[opencms-dev] Index pdf files with your content in lucene.
Ernesto De Santis
edesantis at fibertel.com.ar
Thu Oct 23 16:43:02 CEST 2003
Hello
I am new in opencms and lucene tecnology.
I won index pdf files, and index de content of this files.
I work in this way:
Make a PDFDocument class like JspDocument class.
use org.textmining.text.extraction.PDFExtractor class, this class work fine out of vfs.
and write my registry.xml for pdf document, in plainDocFactory tag.
<fileType name="pdftext">
<extension>.pdf</extension>
<!-- This will strip tags before processing -->
<class>net.grcomputing.opencms.search.lucene.PDFDocument</class>
</fileType>
my PDFDocument content this code:
I think that the probrem is how take the content from CmsFile?, what InputStream use?
PDFExtractor work with extractText(InputStream) method.
public class PDFDocument implements I_DocumentConstants, I_DocumentFactory {
public PDFDocument(){
}
public Document Document(CmsObject cmsobject, CmsFile cmsfile)
throws CmsException
{
return Document(cmsobject, cmsfile, null);
}
public Document Document(CmsObject cmsobject, CmsFile cmsfile, HashMap hashmap)
throws CmsException
{
Document document=(new BodylessDocument()).Document(cmsobject, cmsfile);
//put de content in the pdf file.
String contenido = new String(cmsfile.getContents());
StringBufferInputStream in = new StringBufferInputStream(contenido);
// ByteArrayInputStream in = new ByteArrayInputStream(contenido.getBytes());
/* try{
FileInputStream in = new FileInputStream (cmsfile.getPath() + cmsfile.getName());
*/
PDFExtractor extractor = new PDFExtractor();
String body = extractor.extractText(in);
document.add(Field.Text("body", body));
/* }catch(FileNotFoundException e){
e.toString();
throw new CmsException();
}
*/
return (document);
}
thanks
Ernesto
PD: Sorry for my poor english.
----- Original Message -----
From: "Hartmann, Waehrisch & Feykes GmbH" <hartmann at waehrisch-feykes.de>
To: <opencms-dev at opencms.org>
Sent: Wednesday, October 22, 2003 3:50 AM
Subject: Re: [opencms-dev] (no subject)
> Hi Ben,
>
> i think this won't work since the plainDocFactory will only be used for
> files of type "plain" but not for files of type "binary".

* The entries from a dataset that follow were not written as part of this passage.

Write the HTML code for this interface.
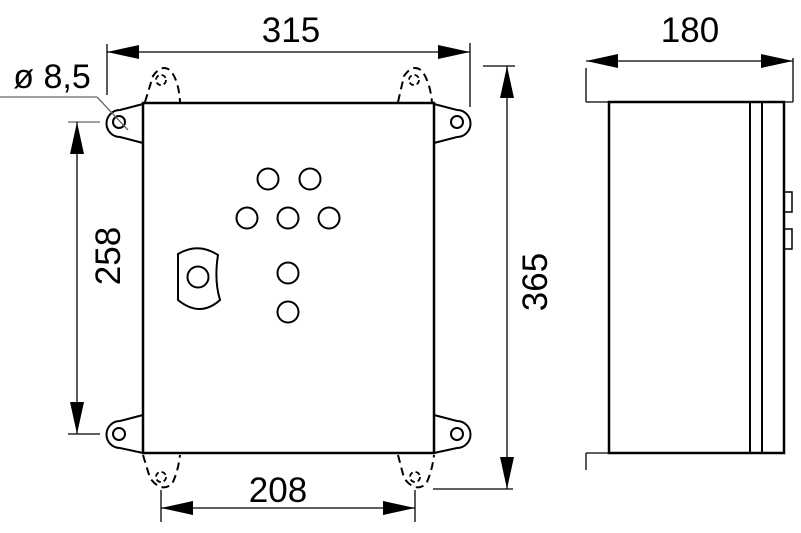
<!DOCTYPE html>
<html><head><style>html,body{margin:0;padding:0;background:#fff}svg{display:block}</style></head><body>
<svg width="801" height="533" viewBox="0 0 801 533" xmlns="http://www.w3.org/2000/svg" font-family="Liberation Sans, Arial, sans-serif">
<g fill="none" stroke="#000">
<!-- front box -->
<rect x="143" y="103" width="291" height="350" stroke-width="2.5"/>
<!-- ears -->
<path d="M143,104 L120,110 A13,13 0 0 0 120,137 L143,143" stroke-width="2"/>
<circle cx="119" cy="122" r="6" stroke-width="2"/>
<path d="M434,104 L457,110 A13,13 0 0 1 457,137 L434,143" stroke-width="2"/>
<circle cx="457" cy="122" r="6" stroke-width="2"/>
<path d="M143,415 L120,421 A13,13 0 0 0 120,448 L143,453" stroke-width="2"/>
<circle cx="119" cy="434" r="6" stroke-width="2"/>
<path d="M434,415 L457,421 A13,13 0 0 1 457,448 L434,453" stroke-width="2"/>
<circle cx="457" cy="434" r="6" stroke-width="2"/>
<!-- dashed ears -->
<g stroke-dasharray="8,5" stroke-width="2">
<path d="M145,102 L153,76 Q162,63 171,71 Q179,82 180,102"/>
<path d="M398,102 L404,76 Q413,63 422,71 Q430,82 432,102"/>
<path d="M143,455 L150,478 Q161,493 172,484 Q178,472 180,455"/>
<path d="M398,455 L404,478 Q415,493 426,484 Q432,472 434,455"/>
</g>
<g stroke-dasharray="5,3" stroke-width="1.8">
<circle cx="161" cy="80" r="5"/><circle cx="414" cy="80" r="5"/>
<circle cx="161" cy="477" r="5"/><circle cx="415" cy="477" r="5"/>
</g>
<!-- buttons -->
<g stroke-width="2">
<circle cx="268" cy="179" r="10.5"/><circle cx="310" cy="179" r="10.5"/>
<circle cx="247" cy="218" r="10.5"/><circle cx="288" cy="218" r="10.5"/><circle cx="329" cy="218" r="10.5"/>
<circle cx="288" cy="273" r="10.5"/><circle cx="288" cy="312" r="10.5"/>
<path d="M178,254 Q198,242 218,255 Q214,280 220,300 Q200,318 178,300 Z"/>
<circle cx="198" cy="277" r="10.5"/>
</g>
<!-- side view -->
<rect x="609" y="102" width="175" height="351" stroke-width="2.5"/>
<line x1="750" y1="102" x2="750" y2="453" stroke-width="2"/>
<line x1="762" y1="102" x2="762" y2="453" stroke-width="2"/>
<rect x="784" y="192" width="8" height="20" stroke-width="1.5"/>
<rect x="784" y="229" width="8" height="20" stroke-width="1.5"/>
<g stroke-width="1.3">
<line x1="586" y1="102" x2="793" y2="102"/>
<line x1="586" y1="453" x2="609" y2="453"/>
<line x1="586" y1="68" x2="586" y2="102"/>
<line x1="793" y1="58" x2="793" y2="102"/>
<line x1="586" y1="453" x2="586" y2="470"/>
<line x1="586" y1="61" x2="793" y2="61"/>
<!-- 315 -->
<line x1="107" y1="44" x2="107" y2="95"/>
<line x1="470" y1="43" x2="470" y2="107"/>
<line x1="107" y1="52" x2="470" y2="52"/>
<!-- 365 -->
<line x1="483" y1="66" x2="515" y2="66"/>
<line x1="433" y1="489" x2="513" y2="489"/>
<line x1="507" y1="66" x2="507" y2="489"/>
<!-- 258 -->
<line x1="68" y1="122" x2="100" y2="122" stroke="#666"/>
<line x1="68" y1="434" x2="100" y2="434"/>
<line x1="77" y1="122" x2="77" y2="434"/>
<!-- 208 -->
<line x1="161" y1="490" x2="161" y2="522"/>
<line x1="415" y1="490" x2="415" y2="522"/>
<line x1="161" y1="508" x2="415" y2="508"/>
<!-- leader -->
<line x1="0" y1="97" x2="97" y2="97" stroke="#666"/>
<line x1="97" y1="97" x2="128" y2="130" stroke="#666"/>
</g>
</g>
<g fill="#000">
<polygon points="107,52 139,45 139,59"/><polygon points="470,52 438,45 438,59"/>
<polygon points="586,61 618,54 618,68"/><polygon points="793,61 761,54 761,68"/>
<polygon points="507,66 500,98 514,98"/><polygon points="507,489 500,457 514,457"/>
<polygon points="77,122 70,154 84,154"/><polygon points="77,434 70,402 84,402"/>
<polygon points="161,508 193,501 193,515"/><polygon points="415,508 383,501 383,515"/>
</g>
<g font-size="35" fill="#000" text-anchor="middle">
<text x="291" y="42">315</text>
<text x="690" y="42">180</text>
<text x="278" y="502">208</text>
<text x="52" y="88" font-size="34">ø 8,5</text>
<text transform="translate(120,256) rotate(-90)">258</text>
<text transform="translate(547,282) rotate(-90)">365</text>
</g>
</svg>
</body></html>
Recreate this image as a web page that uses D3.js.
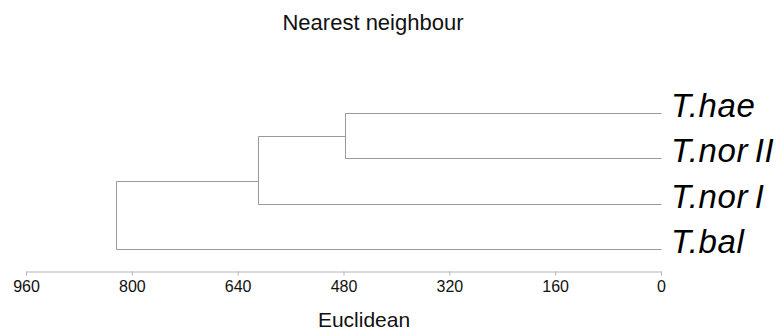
<!DOCTYPE html>
<html>
<head>
  <meta charset="UTF-8">
  <style>
    body {
      margin: 0;
      background-color: #ffffff;
      font-family: "Liberation Sans", Arial, sans-serif;
    }
    svg {
      display: block;
    }
    .axis path, .axis line {
      stroke: #b4b4b4;
    }
    .axis text {
      font-family: "Liberation Sans", Arial, sans-serif;
      font-size: 16px;
      fill: #111;
    }
  </style>
</head>
<body>

<svg></svg>

<script src="https://d3js.org/d3.v7.min.js"></script>

<script>
// leaves top to bottom
let leaves = ["T.hae", "T.nor II", "T.nor I", "T.bal"];
// merges: children are leaf names or merge ids, height = Euclidean distance
let merges = [
  {id: "m1", left: "T.hae", right: "T.nor II", height: 477},
  {id: "m2", left: "m1", right: "T.nor I", height: 609},
  {id: "m3", left: "m2", right: "T.bal", height: 824}
];
let ticks = [960, 800, 640, 480, 320, 160, 0];

let width = 779, height = 332;

let svg = d3.select("svg")
    .attr("width", width)
    .attr("height", height);

let x = d3.scaleLinear()
    .domain([960, 0])
    .range([26, 661]);

let y = d3.scaleLinear()
    .domain([0, leaves.length - 1])
    .range([113, 249]);

// node info: first/last leaf index and position of the connector
let nodes = {};
leaves.forEach((d, i) => {
  nodes[d] = {first: i, last: i, pos: i, height: 0};
});
merges.forEach(m => {
  let l = nodes[m.left], r = nodes[m.right];
  nodes[m.id] = {
    first: l.first,
    last: r.last,
    pos: (l.last + r.first) / 2,
    height: m.height
  };
});

let tree = svg.append("g")
    .attr("fill", "none")
    .attr("stroke", "#9a9a9a")
    .attr("stroke-width", 1);

merges.forEach(m => {
  let l = nodes[m.left], r = nodes[m.right];
  let xm = Math.round(x(m.height)) + 0.5;
  // vertical joining the two children
  tree.append("line")
      .attr("x1", xm).attr("x2", xm)
      .attr("y1", Math.round(y(l.pos)) + 0.5)
      .attr("y2", Math.round(y(r.pos)) + 0.5);
  // horizontals out to each child
  [l, r].forEach(c => {
    tree.append("line")
        .attr("x1", xm)
        .attr("x2", Math.round(x(c.height)) + 0.5)
        .attr("y1", Math.round(y(c.pos)) + 0.5)
        .attr("y2", Math.round(y(c.pos)) + 0.5);
  });
});

// leaf labels
svg.append("g")
  .selectAll("text")
  .data(leaves)
  .enter()
  .append("text")
    .attr("x", x(0) + 10)
    .attr("y", (d, i) => y(i) + 4)
    .attr("font-size", "33px")
    .attr("font-style", "italic")
    .attr("letter-spacing", "0.6px")
    .attr("word-spacing", "-3px")
    .attr("fill", "#000")
    .text(d => d);

// axis
let axis = svg.append("g")
    .attr("class", "axis")
    .attr("transform", "translate(0,271.5)")
    .call(d3.axisBottom(x)
      .tickValues(ticks)
      .tickSize(4)
      .tickSizeOuter(0)
      .tickPadding(5)
      .tickFormat(d3.format("d")));

// titles
svg.append("text")
    .attr("x", 373)
    .attr("y", 30)
    .attr("text-anchor", "middle")
    .attr("font-size", "22px")
    .attr("fill", "#111")
    .text("Nearest neighbour");

svg.append("text")
    .attr("x", 364)
    .attr("y", 327)
    .attr("text-anchor", "middle")
    .attr("font-size", "21px")
    .attr("fill", "#111")
    .text("Euclidean");
</script>

</body>
</html>
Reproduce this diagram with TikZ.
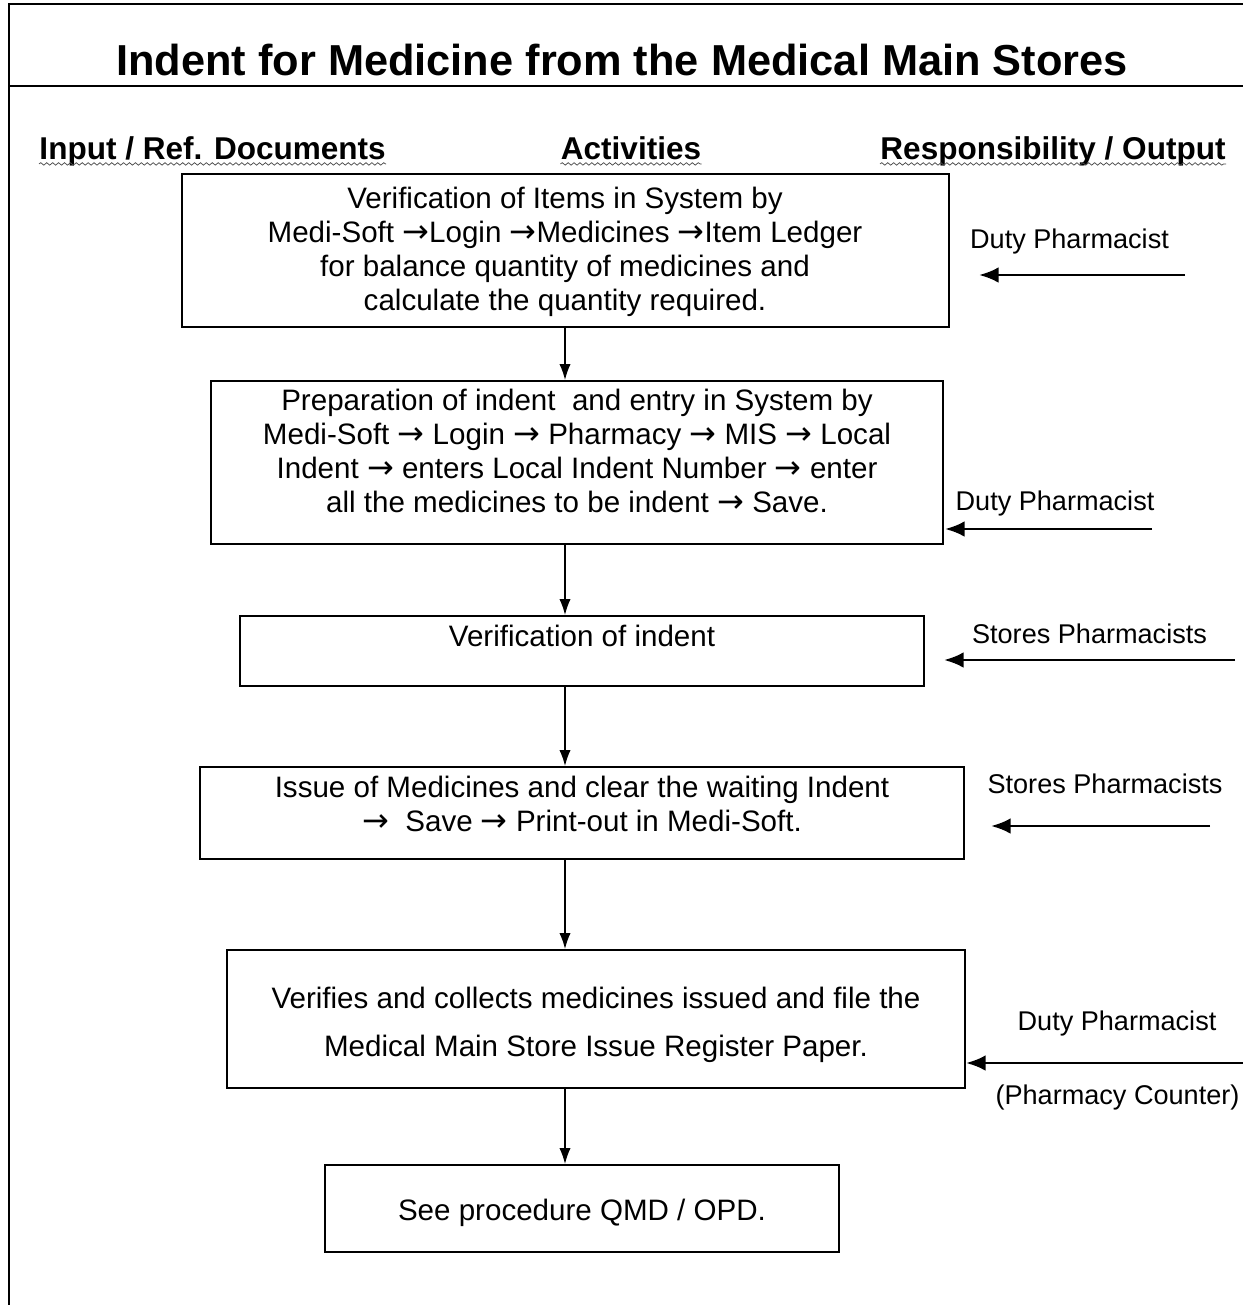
\documentclass[tikz,border=0pt]{standalone}
\usepackage{fontspec}
\setmainfont{Liberation Sans}
\newfontfamily\arrowfont{DejaVu Sans}
\usetikzlibrary{arrows.meta,decorations.pathmorphing}

\newcommand{\px}{0.406pt}
\newcommand{\nextstep}{{\arrowfont\fontsize{13}{13.8}\selectfont →}}

\tikzset{
  box/.style={draw, line width=0.8pt, inner sep=0pt},
  boxtext/.style={align=center, inner sep=0pt, font=\fontsize{12}{13.8}\selectfont},
  role/.style={inner sep=0pt, font=\fontsize{11}{13}\selectfont},
  head/.style={inner sep=0pt, font=\fontsize{12.8}{15}\selectfont\bfseries},
  squiggle/.style={decorate, decoration={snake, amplitude=0.5pt, segment length=2.4pt}, line width=0.3pt, black!70},
  flow/.style={-{Latex[length=6.5pt,width=4.6pt]}, line width=0.6pt},
  feed/.style={-{Latex[length=8pt,width=6.4pt]}, line width=1.2pt},
}

\begin{document}
\begin{tikzpicture}[x=0.406pt, y=-0.406pt]
  \useasboundingbox (0,0) rectangle (1243,1305);

  \draw[line width=1.2pt] (1243,4) -- (9,4) -- (9,1305);
  \draw[line width=1.2pt] (9,86) -- (1243,86);
  \node[anchor=base, inner sep=0pt, font=\fontsize{17.6}{20}\selectfont\bfseries] (title) at (622,75) {Indent for Medicine from the Medical Main Stores};

  \node[head, anchor=base west] (hin)  at (39,159)   {Input / Ref. Documents};
  \node[head, anchor=base]      (hact) at (631,159)  {Activities};
  \node[head, anchor=base east] (hout) at (1226,159) {Responsibility / Output};
  \foreach \h in {hin,hact,hout}
    \draw[squiggle] ([yshift=-2pt]\h.base west) -- ([yshift=-2pt]\h.base east);

  % activity boxes
  \node[box, minimum width=767*\px, minimum height=153*\px] (b1) at (565.5,250.5) {};
  \node[box, minimum width=732*\px, minimum height=163*\px] (b2) at (577,462.5)   {};
  \node[box, minimum width=684*\px, minimum height=70*\px]  (b3) at (582,651)     {};
  \node[box, minimum width=764*\px, minimum height=92*\px]  (b4) at (582,813)     {};
  \node[box, minimum width=738*\px, minimum height=138*\px] (b5) at (596,1019)    {};
  \node[box, minimum width=514*\px, minimum height=87*\px]  (b6) at (582,1208.5)  {};

  \node[boxtext] (t1) at (565,252) {Verification of Items in System by\\Medi-Soft \nextstep Login \nextstep Medicines \nextstep Item Ledger\\for balance quantity of medicines and\\calculate the quantity required.};
  \node[boxtext] (t2) at (577,451) {Preparation of indent \ and entry in System by\\Medi-Soft \nextstep{} Login \nextstep{} Pharmacy \nextstep{} MIS \nextstep{} Local\\Indent \nextstep{} enters Local Indent Number \nextstep{} enter\\all the medicines to be indent \nextstep{} Save.};
  \node[boxtext] (t3) at (582,636) {Verification of indent};
  \node[boxtext] (t4) at (582,803.5) {Issue of Medicines and clear the waiting Indent\\{}\nextstep{} \ Save \nextstep{} Print-out in Medi-Soft.};
  \node[boxtext, font=\fontsize{12}{19.5}\selectfont] (t5) at (596,1025) {Verifies and collects medicines issued and file the\\Medical Main Store Issue Register Paper.};
  \node[boxtext] (t6) at (582,1213) {See procedure QMD / OPD.};

  \coordinate (spine) at (565,0);
  \foreach \a/\b in {b1/b2,b2/b3,b3/b4,b4/b5,b5/b6}
    \draw[flow] (\a.south -| spine) -- (\b.north -| spine);

  % responsibility
  \node[role] (r1) at (1069.5,241) {Duty Pharmacist};
  \node[role] (r2) at (1055,503)   {Duty Pharmacist};
  \node[role] (r3) at (1089.5,634) {Stores Pharmacists};
  \node[role] (r4) at (1105,784)   {Stores Pharmacists};
  \node[role] (r5) at (1117,1023)  {Duty Pharmacist};
  \node[role] (r6) at (1117.5,1097) {(Pharmacy Counter)};

  \coordinate (f1) at (1185,275);
  \coordinate (f2) at (1152,529);
  \coordinate (f3) at (1235,660);
  \coordinate (f4) at (1210,826);
  \coordinate (f5) at (1243,1063);
  \foreach \f/\b/\g in {f1/b1/29, f2/b2/1, f3/b3/19, f4/b4/26, f5/b5/0}
    \draw[feed, shorten >=\g*\px] (\f) -- (\f -| \b.east);
\end{tikzpicture}
\end{document}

> Recently we have done some additions to the module - by order of Lenord,
> Bauer & Co. GmbH - that could meet your needs. It introduces a more flexible
> way of defining docFactories that you can add new factories without having
> to recompile the whole module. So other modules (like the news) can bring
> their own docFactory and all you have to do is to edit the registry.xml.
> Here is an example:
>
> <docFactories>
> <docFactory enabled="true" type="plain">
> <fileType name="plaintext">
> <extension>.txt</extension>
>
> <class>net.grcomputing.opencms.search.lucene.PlainDocument</class>
> </fileType>
> </docFactory>
> <docFactory enabled="true" type="news">
>
> <class>net.grcomputing.opencms.search.lucene.NewsDocument</class>
> </docFactory>
> </docFactories>
>
> To index binary files all you need to add is this:
>
> <docFactory enabled="true" type="binary">
>
> <class>net.grcomputing.opencms.search.lucene.BodylessDocument</class>
> </docFactory>
>
> There should be no need for an extension mapping.
>
> For the interested people:
> For ContentDefinitions (like news) i introduced the following:
> <contentDefinitions>
> <contentDefinition type="news"> <!-- must match docFactory
> type -->
>
> <class>com.opencms.modules.homepage.news.NewsContentDefinition</class>
>
> <initClass>net.grcomputing.opencms.search.lucene.NewsInitialization</initCla
> ss>
> <listMethod name="getNewsList">
> <param type="java.lang.Integer">1</param>
> <param type="java.lang.String">-1</param>
> </listMethod>
> <page uri="/news.html?__element=entry">
> <param method="getIntId" name="newsid"/>
> </page>
> </contentDefinition>
>
> In short:
> initClass is optional: For the news the news classes have to be loaded to
> initialize the db pool.
> listMethod: a method of the content definition class that returns a List of
> elements
> page: the page that can display an entry. Here a jsp that has a template
> element "entry". It also needs the id of the news item.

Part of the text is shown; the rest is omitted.